Когда солдат в кинотеатре начал к ней придвигаться, Дженни Филдз подумала, что ему не помешало бы „Валентиново лечение“. Но, к сожалению, она не носила с собой ирригатор. К тому же для этой операции требуется, по меньшей мере, согласие пациента. А вот что у нее с собой было, так это скальпель; с ним она никогда не расставалась. У него был отколот самый кончик: то ли его уронили на пол, то ли в раковину, словом, для сложных операций он не годился. Скальпель был очень острый и постоянно разрезал шелковые кармашки в сумке. Тогда она нашла футляр от градусника и верхней половинкой, как колпачком авторучки, закрыла лезвие.
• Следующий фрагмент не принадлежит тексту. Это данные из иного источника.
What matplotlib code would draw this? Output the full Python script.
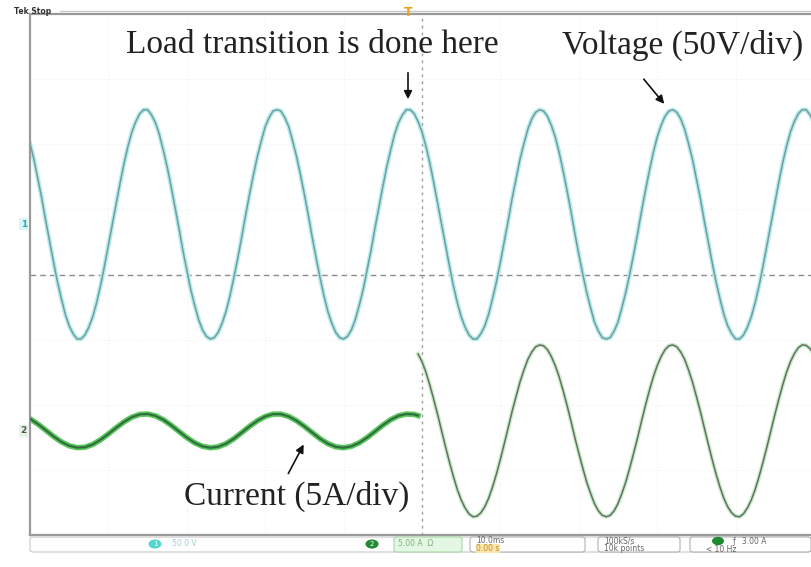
import numpy as np
import matplotlib
matplotlib.use("Agg")
import matplotlib.pyplot as plt
from matplotlib.patches import FancyBboxPatch, FancyArrowPatch, Circle

# ======================= DATA =======================

# voltage trace, V, one reading every 0.5 ms (10 ms/div, 10 divisions)
t_volt = np.arange(0, 100.25, 0.5)
voltage = [62, 50, 35, 20, 3, -13, -29, -44, -57, -69,
           -78, -84, -88, -88, -85, -79, -71, -60, -47, -32,
           -16, 0, 16, 32, 47, 60, 71, 79, 85, 88,
           88, 84, 78, 69, 57, 44, 29, 13, -3, -20,
           -35, -50, -62, -73, -81, -86, -88, -87, -83, -76,
           -67, -55, -41, -26, -10, 7, 23, 38, 52, 64,
           75, 82, 87, 88, 87, 82, 75, 64, 52, 38,
           23, 7, -10, -26, -41, -55, -67, -76, -83, -87,
           -88, -86, -81, -73, -62, -50, -35, -20, -3, 13,
           29, 44, 57, 69, 78, 84, 88, 88, 85, 79,
           71, 60, 47, 32, 16, 0, -16, -32, -47, -60,
           -71, -79, -85, -88, -88, -84, -78, -69, -57, -44,
           -29, -13, 3, 20, 35, 50, 62, 73, 81, 86,
           88, 87, 83, 76, 67, 55, 41, 26, 10, -7,
           -23, -38, -52, -64, -75, -82, -87, -88, -87, -82,
           -75, -64, -52, -38, -23, -7, 10, 26, 41, 55,
           67, 76, 83, 87, 88, 86, 81, 73, 62, 50,
           35, 20, 3, -13, -29, -44, -57, -69, -78, -84,
           -88, -88, -85, -79, -71, -60, -47, -32, -16, 0,
           16, 32, 47, 60, 71, 79, 85, 88, 88, 84,
           78]

# current before the load step, A (every 1 ms, last reading at the step)
t_before = list(range(0, 50)) + [49.5]
current_before = [0.92, 0.52, 0.05, -0.43, -0.85, -1.15, -1.29, -1.26, -1.05, -0.69,
                  -0.24, 0.24, 0.69, 1.05, 1.26, 1.29, 1.15, 0.85, 0.43, -0.05,
                  -0.52, -0.92, -1.19, -1.30, -1.23, -0.99, -0.61, -0.14, 0.34, 0.77,
                  1.10, 1.28, 1.28, 1.10, 0.77, 0.34, -0.14, -0.61, -0.99, -1.23,
                  -1.30, -1.19, -0.92, -0.52, -0.05, 0.43, 0.85, 1.15, 1.29, 1.26,
                  1.17]

# current after the load step, A (every 0.5 ms from the step at 49.5 ms)
t_after = np.arange(49.5, 100.25, 0.5)
current_after = [5.90, 5.31, 4.50, 3.50, 2.40, 1.23, 0.00, -1.23, -2.40, -3.50,
                 -4.50, -5.31, -5.93, -6.38, -6.60, -6.56, -6.30, -5.84, -5.18, -4.31,
                 -3.30, -2.18, -0.98, 0.25, 1.50, 2.64, 3.75, 4.67, 5.48, 6.05,
                 6.45, 6.59, 6.53, 6.23, 5.70, 5.00, 4.13, 3.09, 1.95, 0.74,
                 -0.53, -1.71, -2.85, -3.92, -4.80, -5.59, -6.15, -6.49, -6.60, -6.49,
                 -6.15, -5.59, -4.80, -3.92, -2.85, -1.71, -0.53, 0.74, 1.95, 3.09,
                 4.13, 5.00, 5.70, 6.23, 6.53, 6.59, 6.45, 6.05, 5.48, 4.67,
                 3.75, 2.64, 1.50, 0.25, -0.98, -2.18, -3.30, -4.31, -5.18, -5.84,
                 -6.30, -6.56, -6.60, -6.38, -5.93, -5.31, -4.50, -3.50, -2.40, -1.23,
                 0.00, 1.23, 2.40, 3.50, 4.50, 5.31, 5.93, 6.38, 6.60, 6.56,
                 6.30, 5.84]

# ======================= SCOPE SETTINGS =======================

V_SCALE, V_OFFSET = 50.0, 0.77     # V/div, div
I_SCALE, I_OFFSET = 5.0, -2.4      # A/div, div
W, H = 811, 567


def fx(px):
    return px / W


def fy(py):
    return 1 - py / H


fig = plt.figure(figsize=(W / 100, H / 100), dpi=100)
fig.patch.set_facecolor("white")

# graticule spans x 30..814 px, y 14..535 px
ax = fig.add_axes([fx(30), fy(535), (814 - 30) / W, (535 - 14) / H])
ax.set_xlim(0, 100)
ax.set_ylim(-4, 4)
ax.set_xticks([])
ax.set_yticks([])
for side in ["left", "top", "bottom"]:
    ax.spines[side].set_color("#9a9a9a")
    ax.spines[side].set_linewidth(1.6)
ax.spines["right"].set_visible(False)

# faint grid
for gx in range(10, 100, 10):
    ax.axvline(gx, color="#f1f1f1", lw=0.8, ls=":", zorder=0)
for gy in range(-3, 4):
    ax.axhline(gy, color="#f1f1f1", lw=0.8, ls=":", zorder=0)

# centre crosshair
ax.axhline(0, color="#8c8c8c", lw=1.0, ls=(0, (4, 3)), zorder=1)
ax.axvline(50, color="#a0a0a0", lw=1.0, ls=(0, (2, 3)), zorder=1)

# ======================= TRACES =======================

v_div = np.array(voltage) / V_SCALE + V_OFFSET
ax.plot(t_volt, v_div, color="#b0eeee", lw=3.2, solid_joinstyle="round", zorder=2)
ax.plot(t_volt, v_div, color="#7b9a9a", lw=1.1, solid_joinstyle="round", zorder=3)

ib = np.array(current_before) / I_SCALE + I_OFFSET
ia = np.array(current_after) / I_SCALE + I_OFFSET
ax.plot(t_before, ib, color="#5cc85c", lw=4.0, solid_joinstyle="round", zorder=2)
ax.plot(t_before, ib, color="#2f6f3f", lw=1.6, solid_joinstyle="round", zorder=3)
ax.plot(t_after, ia, color="#c4efc4", lw=3.0, solid_joinstyle="round", zorder=2)
ax.plot(t_after, ia, color="#6b6b6b", lw=1.1, solid_joinstyle="round", zorder=3)

# channel markers on the left edge
ax.text(-0.4, V_OFFSET, "1", color="#2aa7b8", fontsize=6.5, fontweight="bold",
        ha="right", va="center", clip_on=False,
        bbox=dict(boxstyle="square,pad=0.15", fc="#d8f6f8", ec="none"))
ax.text(-0.4, I_OFFSET, "2", color="#555555", fontsize=6.5, fontweight="bold",
        ha="right", va="center", clip_on=False,
        bbox=dict(boxstyle="square,pad=0.15", fc="#e2f4e2", ec="none"))

# ======================= ANNOTATIONS =======================

serif = ["Liberation Serif", "DejaVu Serif"]
fig.text(fx(312), fy(45), "Load transition is done here", family=serif,
         fontsize=24, color="#222222", ha="center", va="center")
fig.text(fx(683), fy(45), "Voltage (50V/div)", family=serif,
         fontsize=24, color="#222222", ha="center", va="center")
fig.text(fx(297), fy(496), "Current (5A/div)", family=serif,
         fontsize=24, color="#222222", ha="center", va="center")

arrow = dict(arrowstyle="-|>", color="#111111", lw=1.2, mutation_scale=12,
             transform=fig.transFigure)
fig.add_artist(FancyArrowPatch((fx(408), fy(70)), (fx(408), fy(102)), **arrow))
fig.add_artist(FancyArrowPatch((fx(642), fy(77)), (fx(666), fy(106)), **arrow))
fig.add_artist(FancyArrowPatch((fx(287), fy(476)), (fx(305), fy(442)), **arrow))

# ======================= SCOPE CHROME =======================

fig.text(fx(14), fy(12), "Tek Stop", fontsize=5.5, fontweight="bold",
         color="#333333", va="center")
fig.add_artist(plt.Line2D([fx(60), 1], [fy(11), fy(11)], color="#c8c8c8", lw=1.0))
fig.text(fx(408), fy(12), "T", fontsize=9, fontweight="bold", color="#f0a020",
         ha="center", va="center")

# status bar
bar_y0, bar_y1 = 537, 552


def box(x0, x1, fc="white", ec="#b0b0b0"):
    fig.add_artist(FancyBboxPatch((fx(x0), fy(bar_y1)), fx(x1 - x0), (bar_y1 - bar_y0) / H,
                                  boxstyle="round,pad=0,rounding_size=0.004",
                                  transform=fig.transFigure, fc=fc, ec=ec, lw=0.8))


box(30, 811, ec="#c8c8c8")
fig.add_artist(Circle((fx(155), fy(544)), 6.5 / W, transform=fig.transFigure,
                      fc="#55d6cc", ec="none"))
fig.text(fx(155), fy(544), "1", fontsize=5, color="white", ha="center", va="center")
fig.text(fx(172), fy(544), "50.0 V", fontsize=5.5, color="#9fcfcf", va="center")

fig.add_artist(Circle((fx(372), fy(544)), 6.5 / W, transform=fig.transFigure,
                      fc="#1f8a2f", ec="none"))
fig.text(fx(372), fy(544), "2", fontsize=5, color="white", ha="center", va="center")
box(394, 462, fc="#e4f7e4", ec="#a8d8a8")
fig.text(fx(398), fy(544), "5.00 A  \u03a9", fontsize=5.5, color="#7fb07f", va="center")

box(470, 585)
fig.text(fx(476), fy(540.5), "10.0ms", fontsize=5.5, color="#666666", va="center")
fig.text(fx(476), fy(548.5), "0.00 s", fontsize=5.5, color="#c08a20", va="center",
         bbox=dict(boxstyle="square,pad=0.05", fc="#fbe6b0", ec="none"))

box(598, 680)
fig.text(fx(604), fy(540.5), "100kS/s", fontsize=5.5, color="#666666", va="center")
fig.text(fx(604), fy(548.5), "10k points", fontsize=5.5, color="#666666", va="center")

box(690, 811)
fig.add_artist(Circle((fx(718), fy(541)), 6 / W, transform=fig.transFigure,
                      fc="#1f8a2f", ec="none"))
fig.text(fx(732), fy(541), "\u0192   3.00 A", fontsize=5.5, color="#666666", va="center")
fig.text(fx(706), fy(549), "< 10 Hz", fontsize=5.5, color="#666666", va="center")

fig.savefig("out.png", dpi=100)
Именно этот колпачок она и сняла, когда солдат подсел к ней и небрежно облокотился на подлокотник, который был — вот ведь какая глупость! — один на два кресла. Его длинная рука, свешивавшаяся с подлокотника, вздрагивала, как бока лошади, отгоняющей мух. Дженни в одной руке держала скальпель на дне сумки, а другой крепко прижимала сумку к себе. Ей представлялось, что платье медсестры сверкает, как священный щит, и что именно белизна притягивает этого хищного извращенца.